Amnesty for ex-President Chen Shui-bian can soften confrontation: Taiwan Premier
Taiwan News, Staff Writer
2012-10-13 02:34 PM
TAIPEI (Taiwan News) – A special amnesty for jailed former President Chen Shui-bian could soften the mood of confrontation between government and opposition camps, Premier Sean Chen told lawmakers.

The former head of state was sentenced to 17-and-a-half years in prison on corruption charges, but has been spending the past three weeks at the Veterans General Hospital in Taipei for medical tests and to recover from a severe depression. Doctors have launched a campaign for medical parole and long-term treatment outside of prison, while others also want President Ma Ying-jeou to give his opponent an amnesty.

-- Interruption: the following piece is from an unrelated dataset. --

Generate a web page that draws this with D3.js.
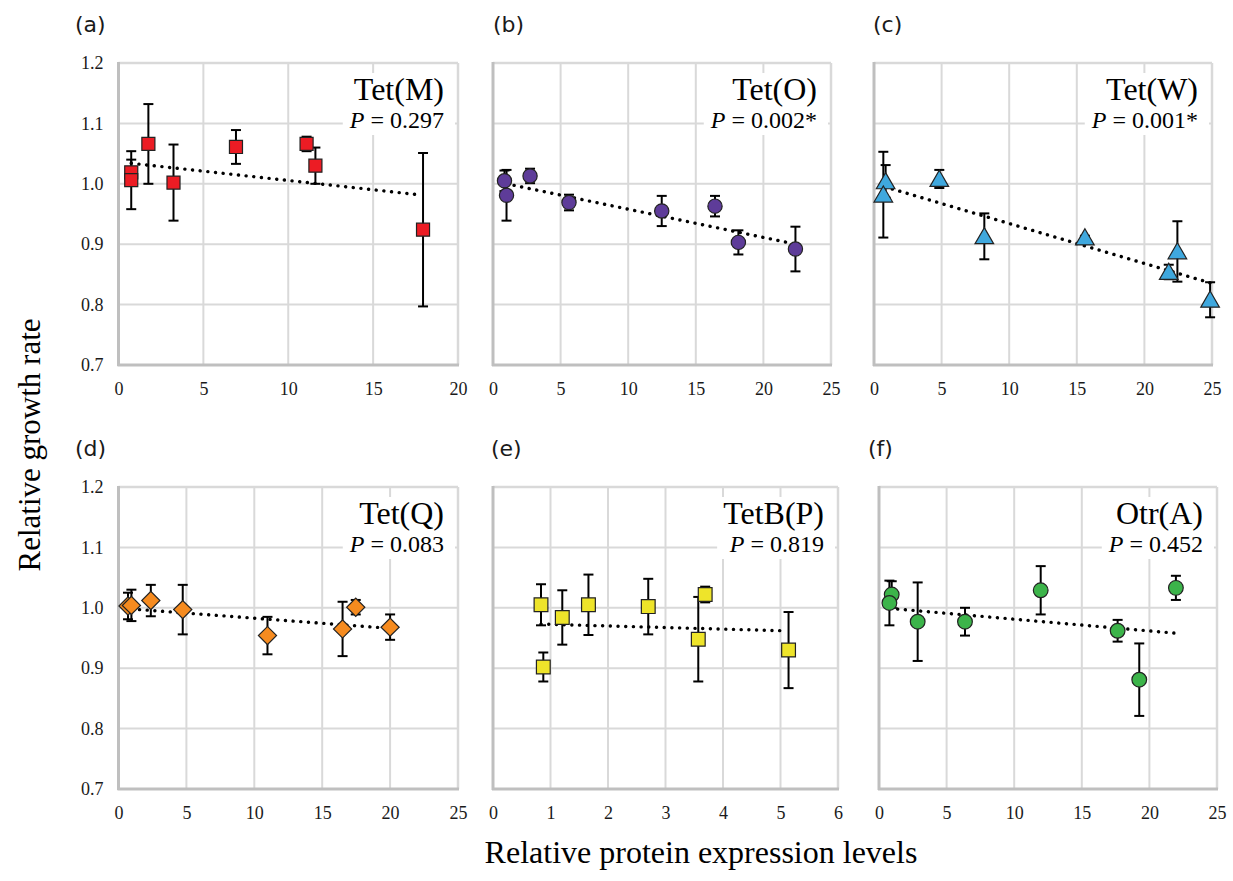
<!DOCTYPE html>
<head>
  <meta charset="utf-8">
  <script src="https://d3js.org/d3.v7.min.js"></script>
  <style>
    body { margin:0; background:#fff; }
    svg { display:block; }
  </style>
</head>
<body>
  <script>
    // panel names, P values, x ranges
    var panelTags = ["(a)", "(b)", "(c)", "(d)", "(e)", "(f)"];
    var proteins = ["Tet(M)", "Tet(O)", "Tet(W)", "Tet(Q)", "TetB(P)", "Otr(A)"];
    var pValues = ["0.297", "0.002*", "0.001*", "0.083", "0.819", "0.452"];
    var xMaxes = [20, 25, 25, 25, 6, 25];
    var xSteps = [5, 5, 5, 5, 1, 5];
    var yTicks = [0.7, 0.8, 0.9, 1.0, 1.1, 1.2];

    // (a) Tet(M)
    var tetM_x = [0.75, 0.75, 1.76, 3.24, 6.92, 11.08, 11.6, 17.94];
    var tetM_y = [1.019, 1.006, 1.066, 1.002, 1.061, 1.066, 1.030, 0.924];
    var tetM_e = [0.021, 0.048, 0.066, 0.063, 0.028, 0.012, 0.030, 0.127];
    var tetM_trend = [[0.75, 1.034], [17.65, 0.982]];

    // (b) Tet(O)
    var tetO_x = [0.85, 1.0, 2.74, 5.62, 12.48, 16.42, 18.15, 22.37];
    var tetO_y = [1.005, 0.981, 1.013, 0.969, 0.955, 0.963, 0.903, 0.892];
    var tetO_e = [0.017, 0.042, 0.012, 0.013, 0.025, 0.017, 0.02, 0.037];
    var tetO_trend = [[1.0, 1.0], [21.97, 0.902]];

    // (c) Tet(W)
    var tetW_x = [0.86, 0.69, 4.83, 8.16, 15.6, 21.8, 22.44, 24.86];
    var tetW_y = [1.004, 0.982, 1.008, 0.913, 0.911, 0.854, 0.888, 0.808];
    var tetW_e = [0.027, 0.071, 0.015, 0.038, 0.003, 0.012, 0.05, 0.029];
    var tetW_trend = [[0.81, 0.995], [24.86, 0.836]];

    // (d) Tet(Q)
    var tetQ_x = [0.7, 0.95, 2.38, 4.73, 10.97, 16.5, 17.47, 20.0];
    var tetQ_y = [1.003, 1.004, 1.012, 0.997, 0.954, 0.965, 1.001, 0.968];
    var tetQ_e = [0.022, 0.026, 0.026, 0.041, 0.031, 0.045, 0.012, 0.021];
    var tetQ_trend = [[0.98, 0.998], [20.0, 0.966]];

    // (e) TetB(P)
    var tetBP_x = [0.835, 0.875, 1.205, 1.66, 2.70, 3.69, 3.57, 5.14];
    var tetBP_y = [1.005, 0.902, 0.984, 1.005, 1.002, 1.022, 0.948, 0.930];
    var tetBP_e = [0.034, 0.024, 0.045, 0.05, 0.046, 0.013, 0.07, 0.063];
    var tetBP_trend = [[0.835, 0.973], [5.05, 0.962]];

    // (f) Otr(A)
    var otrA_x = [0.94, 0.77, 2.86, 6.36, 11.96, 17.65, 19.25, 21.96];
    var otrA_y = [1.022, 1.008, 0.977, 0.977, 1.029, 0.962, 0.881, 1.033];
    var otrA_e = [0.022, 0.037, 0.065, 0.023, 0.04, 0.018, 0.06, 0.02];
    var otrA_trend = [[0.81, 0.999], [21.9, 0.958]];

    var seriesX = [tetM_x, tetO_x, tetW_x, tetQ_x, tetBP_x, otrA_x];
    var seriesY = [tetM_y, tetO_y, tetW_y, tetQ_y, tetBP_y, otrA_y];
    var seriesE = [tetM_e, tetO_e, tetW_e, tetQ_e, tetBP_e, otrA_e];
    var trends = [tetM_trend, tetO_trend, tetW_trend, tetQ_trend, tetBP_trend, otrA_trend];

    // look
    var fills = ["#ec1c24", "#5e3c99", "#3fa8de", "#f68b1f", "#eee42a", "#3cb44a"];
    var shapes = [d3.symbolSquare, d3.symbolCircle, d3.symbolTriangle, d3.symbolSquare, d3.symbolSquare, d3.symbolCircle];
    var shapeRot = [0, 0, 0, 45, 0, 0];
    var shapeSizes = [170, 160, 150, 165, 190, 170];

    // layout
    var width = 1233, height = 881;
    var lefts = [118.5, 493, 874, 118.5, 493, 879];
    var rights = [458, 831, 1212, 458, 838, 1217];
    var tops = [63, 63, 63, 487, 487, 487];
    var plotH = 302;
    var tagX = [75, 493, 873, 75, 491, 868];

    var serif = "'Liberation Serif', 'Times New Roman', serif";
    var gridCol = "#d9d9d9", axisCol = "#bfbfbf";

    var svg = d3.select("body").append("svg")
      .attr("width", width)
      .attr("height", height);

    proteins.forEach(function(name, i) {
      var x = d3.scaleLinear().domain([0, xMaxes[i]]).range([lefts[i], rights[i]]);
      var y = d3.scaleLinear().domain([0.7, 1.2]).range([tops[i] + plotH, tops[i]]);
      var g = svg.append("g");
      var xt = d3.range(0, xMaxes[i] + 0.001, xSteps[i]);

      // grid
      g.selectAll(".vg").data(xt).enter().append("line")
        .attr("x1", d => x(d)).attr("x2", d => x(d))
        .attr("y1", y(0.7)).attr("y2", y(1.2))
        .attr("stroke", gridCol).attr("stroke-width", 2);
      g.selectAll(".hg").data(yTicks).enter().append("line")
        .attr("x1", x(0)).attr("x2", x(xMaxes[i]))
        .attr("y1", d => y(d)).attr("y2", d => y(d))
        .attr("stroke", gridCol).attr("stroke-width", 2);

      // label box with white background
      var lab = g.append("g");
      var t1 = lab.append("text")
        .attr("x", rights[i] - 14).attr("y", tops[i] + 37)
        .attr("text-anchor", "end")
        .style("font-family", serif).style("font-size", "32px")
        .text(name);
      var t2 = lab.append("text")
        .attr("x", rights[i] - 14).attr("y", tops[i] + 65)
        .attr("text-anchor", "end")
        .style("font-family", serif).style("font-size", "24px");
      t2.append("tspan").style("font-style", "italic").text("P");
      t2.append("tspan").text(" = " + pValues[i]);
      var b1 = t1.node().getBBox(), b2 = t2.node().getBBox();
      var bx = Math.min(b1.x, b2.x) - 6;
      lab.insert("rect", "text")
        .attr("x", bx).attr("y", b1.y + 2)
        .attr("width", rights[i] - 3 - bx)
        .attr("height", b2.y + b2.height - b1.y)
        .attr("fill", "#fff");

      // frame
      g.append("line").attr("x1", x(0)).attr("x2", x(xMaxes[i]))
        .attr("y1", y(1.2)).attr("y2", y(1.2))
        .attr("stroke", gridCol).attr("stroke-width", 2.5);
      g.append("line").attr("x1", x(xMaxes[i])).attr("x2", x(xMaxes[i]))
        .attr("y1", y(1.2)).attr("y2", y(0.7))
        .attr("stroke", gridCol).attr("stroke-width", 2.5);
      g.append("line").attr("x1", x(0)).attr("x2", x(0))
        .attr("y1", y(1.2) - 1).attr("y2", y(0.7) + 1)
        .attr("stroke", axisCol).attr("stroke-width", 3);
      g.append("line").attr("x1", x(0) - 1).attr("x2", x(xMaxes[i]) + 1)
        .attr("y1", y(0.7)).attr("y2", y(0.7))
        .attr("stroke", axisCol).attr("stroke-width", 3);

      // tick labels
      var xAxis = d3.axisBottom(x).tickValues(xt).tickSize(0).tickPadding(17)
        .tickFormat(d3.format("d"));
      var ax = g.append("g").attr("transform", "translate(0," + y(0.7) + ")").call(xAxis);
      ax.select(".domain").remove();
      ax.selectAll("text").style("font-family", serif).style("font-size", "18px").attr("fill", "#1a1a1a");
      if (i % 3 === 0) {
        var yAxis = d3.axisLeft(y).tickValues(yTicks).tickSize(0).tickPadding(15)
          .tickFormat(d3.format(".1f"));
        var ay = g.append("g").attr("transform", "translate(" + x(0) + ",0)").call(yAxis);
        ay.select(".domain").remove();
        ay.selectAll("text").style("font-family", serif).style("font-size", "18px").attr("fill", "#1a1a1a");
      }

      // panel tag
      g.append("text").attr("x", tagX[i]).attr("y", tops[i] - 31)
        .style("font-family", "'DejaVu Sans', sans-serif").style("font-size", "22px")
        .attr("fill", "#1a1a1a")
        .text(panelTags[i]);

      // trend line
      g.append("line")
        .attr("x1", x(trends[i][0][0])).attr("y1", y(trends[i][0][1]))
        .attr("x2", x(trends[i][1][0])).attr("y2", y(trends[i][1][1]))
        .attr("stroke", "#000").attr("stroke-width", 3.4)
        .attr("stroke-linecap", "round").attr("stroke-dasharray", "0.1 7.6");

      var pts = seriesX[i].map(function(v, k) {
        return { x: v, y: seriesY[i][k], e: seriesE[i][k] };
      });

      // error bars
      var eb = g.selectAll(".eb").data(pts).enter().append("g");
      eb.append("line")
        .attr("x1", d => x(d.x)).attr("x2", d => x(d.x))
        .attr("y1", d => y(d.y + d.e)).attr("y2", d => y(d.y - d.e))
        .attr("stroke", "#000").attr("stroke-width", 2);
      [1, -1].forEach(function(s) {
        eb.append("line")
          .attr("x1", d => x(d.x) - 5).attr("x2", d => x(d.x) + 5)
          .attr("y1", d => y(d.y + s * d.e)).attr("y2", d => y(d.y + s * d.e))
          .attr("stroke", "#000").attr("stroke-width", 2);
      });

      // markers
      var sym = d3.symbol().type(shapes[i]).size(shapeSizes[i]);
      g.selectAll(".mk").data(pts).enter().append("path")
        .attr("d", sym)
        .attr("transform", function(d) {
          var dy = shapes[i] === d3.symbolTriangle ? 2 : 0;
          return "translate(" + x(d.x) + "," + (y(d.y) + dy) + ") rotate(" + shapeRot[i] + ")";
        })
        .attr("fill", fills[i])
        .attr("stroke", "#222").attr("stroke-width", 1.2);
    });

    // axis titles
    svg.append("text")
      .attr("transform", "translate(40,445) rotate(-90)")
      .attr("text-anchor", "middle")
      .style("font-family", serif).style("font-size", "31px")
      .text("Relative growth rate");
    svg.append("text")
      .attr("x", 701).attr("y", 863)
      .attr("text-anchor", "middle")
      .style("font-family", serif).style("font-size", "32px")
      .text("Relative protein expression levels");
  </script>
</body>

During legislative questioning Friday, ruling Kuomintang lawmaker Chen Ken-te asked the premier if he approved of a special amnesty. The premier first replied that this measure belonged to the prerogatives of the president, and that only president and Ministry of Justice played a part, not the premier.

After the lawmaker insisted on a reply to his question, the premier made his statement about reducing confrontation.

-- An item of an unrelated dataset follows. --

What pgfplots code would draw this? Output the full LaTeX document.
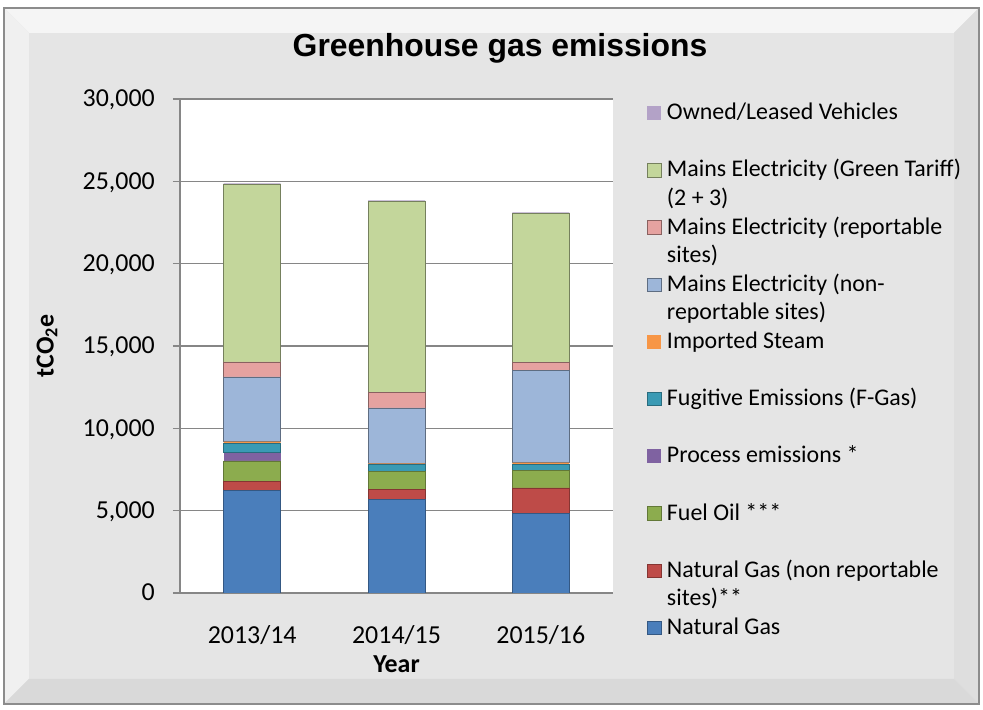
\documentclass[border=0pt]{standalone}
\usepackage{fontspec}
\setmainfont{Carlito}
\newfontfamily\titlefont{Liberation Sans}
\usepackage{pgfplots}
\pgfplotsset{compat=1.18}
\usepackage{pgfplotstable}
\definecolor{cNG}{HTML}{4A7EBB}
\definecolor{cNGnr}{HTML}{BE4B48}
\definecolor{cFO}{HTML}{8CAC4E}
\definecolor{cProc}{HTML}{7F62A1}
\definecolor{cFgas}{HTML}{3A9AB4}
\definecolor{cSteam}{HTML}{F79646}
\definecolor{cMNR}{HTML}{9DB6D9}
\definecolor{cMR}{HTML}{E5A2A0}
\definecolor{cGreen}{HTML}{C3D69B}
\definecolor{cVeh}{HTML}{B3A2C7}
\definecolor{gridc}{HTML}{868686}
\pgfplotstableread{
x NG NGnr FO Proc Fgas Steam MNR MR Green Veh
0 6250 520 1250 500 570 100 3930 910 10800 40
1 5700 580 1100 0 420 70 3370 950 11610 50
2 4820 1560 1050 0 400 80 5610 490 9060 50
}\data
\begin{document}
\begin{tikzpicture}[x=1bp,y=1bp]
% background (image coords (X,Y) -> (X-180, 593-Y))
\fill[white] (-180,593) rectangle (803,-117);
\fill[black!10] (-176,585) rectangle (799,-111);
\fill[black!4] (-176,585) -- (799,585) -- (774,560) -- (-151,560) -- cycle;
\fill[black!6] (-176,585) -- (-151,560) -- (-151,-86) -- (-176,-111) -- cycle;
\fill[black!13] (799,585) -- (774,560) -- (774,-86) -- (799,-111) -- cycle;
\fill[black!15] (-176,-111) -- (-151,-86) -- (774,-86) -- (799,-111) -- cycle;
\draw[black!45, line width=1.2bp] (-176,585) rectangle (799,-111);
\node[anchor=base, inner sep=0pt, font=\titlefont\bfseries\fontsize{32}{38}\selectfont] at (320,536) {Greenhouse gas emissions};
\begin{axis}[
  at={(0,0)}, anchor=south west,
  scale only axis, width=433bp, height=494bp,
  ybar stacked, bar width=57bp,
  xmin=-0.5, xmax=2.5, ymin=0, ymax=30000,
  axis background/.style={fill=white},
  axis x line*=bottom, axis y line*=left,
  axis line style={draw=gridc, line width=1.2bp},
  ymajorgrids, grid style={draw=gridc, line width=1.2bp},
  xtick={0,1,2}, xticklabels={2013/14,2014/15,2015/16},
  major x tick style={draw=none},
  ytick={0,5000,...,30000}, scaled y ticks=false,
  /pgf/number format/1000 sep={,},
  /pgf/number format/assume math mode=true,
  tick align=outside, major tick length=7bp,
  major y tick style={draw=gridc, line width=1.2bp},
  tick label style={font=\fontsize{26}{31}\selectfont},
  yticklabel style={anchor=base east, inner sep=0pt, xshift=-18bp, yshift=-8bp},
  xticklabel style={anchor=base, inner sep=0pt, yshift=-43bp},
  xlabel={Year},
  xlabel style={at={(axis description cs:0.5,0)}, anchor=base, inner sep=0pt, yshift=-80bp, font=\bfseries\fontsize{26}{31}\selectfont},
  ylabel={tCO\textsubscript{2}e},
  ylabel style={at={(axis description cs:-0.307,0.5)}, anchor=center, font=\bfseries\fontsize{26}{31}\selectfont},
  legend image code/.code={\path[#1] (0bp,0bp) rectangle (14bp,13.5bp);},
  reverse legend,
  legend style={at={(axis description cs:1.0778,0.9986)}, anchor=north west, draw=none, fill=none,
    inner sep=0pt, outer sep=0pt, row sep=35.7bp, column sep=5.7bp,
    font=\fontsize{24}{28.7}\selectfont, cells={anchor=base west}, nodes={inner sep=0pt}},
]
\addplot[fill=cNG, draw=cNG!70!black, line width=0.6bp] table[x=x,y=NG]{\data};
\addlegendentry{\parbox[t]{300bp}{\strut Natural Gas}}
\addplot[fill=cNGnr, draw=cNGnr!70!black, line width=0.6bp] table[x=x,y=NGnr]{\data};
\addlegendentry{\parbox[t]{300bp}{\strut Natural Gas (non reportable\\\strut sites)**}}
\addplot[fill=cFO, draw=cFO!70!black, line width=0.6bp] table[x=x,y=FO]{\data};
\addlegendentry{\parbox[t]{300bp}{\strut Fuel Oil ***}}
\addplot[fill=cProc, draw=none] table[x=x,y=Proc]{\data};
\addlegendentry{\parbox[t]{300bp}{\strut Process emissions *}}
\addplot[fill=cFgas, draw=cFgas!70!black, line width=0.6bp] table[x=x,y=Fgas]{\data};
\addlegendentry{\parbox[t]{300bp}{\strut Fugitive Emissions (F-Gas)}}
\addplot[fill=cSteam, draw=none] table[x=x,y=Steam]{\data};
\addlegendentry{\parbox[t]{300bp}{\strut Imported Steam}}
\addplot[fill=cMNR, draw=cMNR!60!black, line width=0.6bp] table[x=x,y=MNR]{\data};
\addlegendentry{\parbox[t]{300bp}{\strut Mains Electricity (non-\\\strut reportable sites)}}
\addplot[fill=cMR, draw=cMR!60!black, line width=0.6bp] table[x=x,y=MR]{\data};
\addlegendentry{\parbox[t]{300bp}{\strut Mains Electricity (reportable\\\strut sites)}}
\addplot[fill=cGreen, draw=cGreen!60!black, line width=0.6bp] table[x=x,y=Green]{\data};
\addlegendentry{\parbox[t]{300bp}{\strut Mains Electricity (Green Tariff)\\\strut (2 + 3)}}
\addplot[fill=cVeh, draw=none] table[x=x,y=Veh]{\data};
\addlegendentry{\parbox[t]{300bp}{\strut Owned/Leased Vehicles}}
\end{axis}
\end{tikzpicture}
\end{document}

The KMT lawmaker from Taoyuan County said the opposition Democratic Progressive Party could propose the amnesty, which could then be discussed in negotiations between the parties.

Such a means could not only resolve political confrontation within society, but also allow all of society to stand together and concentrate on the improvement of the economy, Chen said.

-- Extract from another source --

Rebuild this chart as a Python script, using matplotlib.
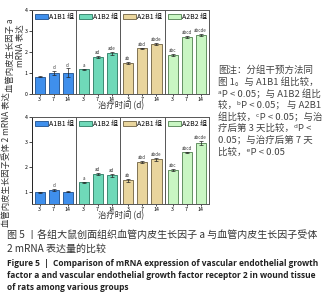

Earlier, Taipei Mayor Hau Lung-bin was one of the rare KMT leaders to come out in support of medical parole for the former president and DPP leader.

The Ministry of Justice and the Taipei Prison have been criticized for being too reluctant to give Chen adequate medical treatment, sometimes with arguments that hospitals refused to accept him or did not have the proper equipment.

On Thursday, the former president rejected reports that he might soon leave the Veterans General Hospital and move either to Tamshui or Kaohsiung.

Chen and his family said right from the start that they preferred him to stay at a hospital in Southern Taiwan, where most of his relatives live. His son also said he distrusted the Veterans General Hospital because of its image as being close to the military and to the KMT government.

Reports said prison officials and friends of Chen had been visiting other hospitals to prepare for a move, but a statement from his office said he was willing to stay.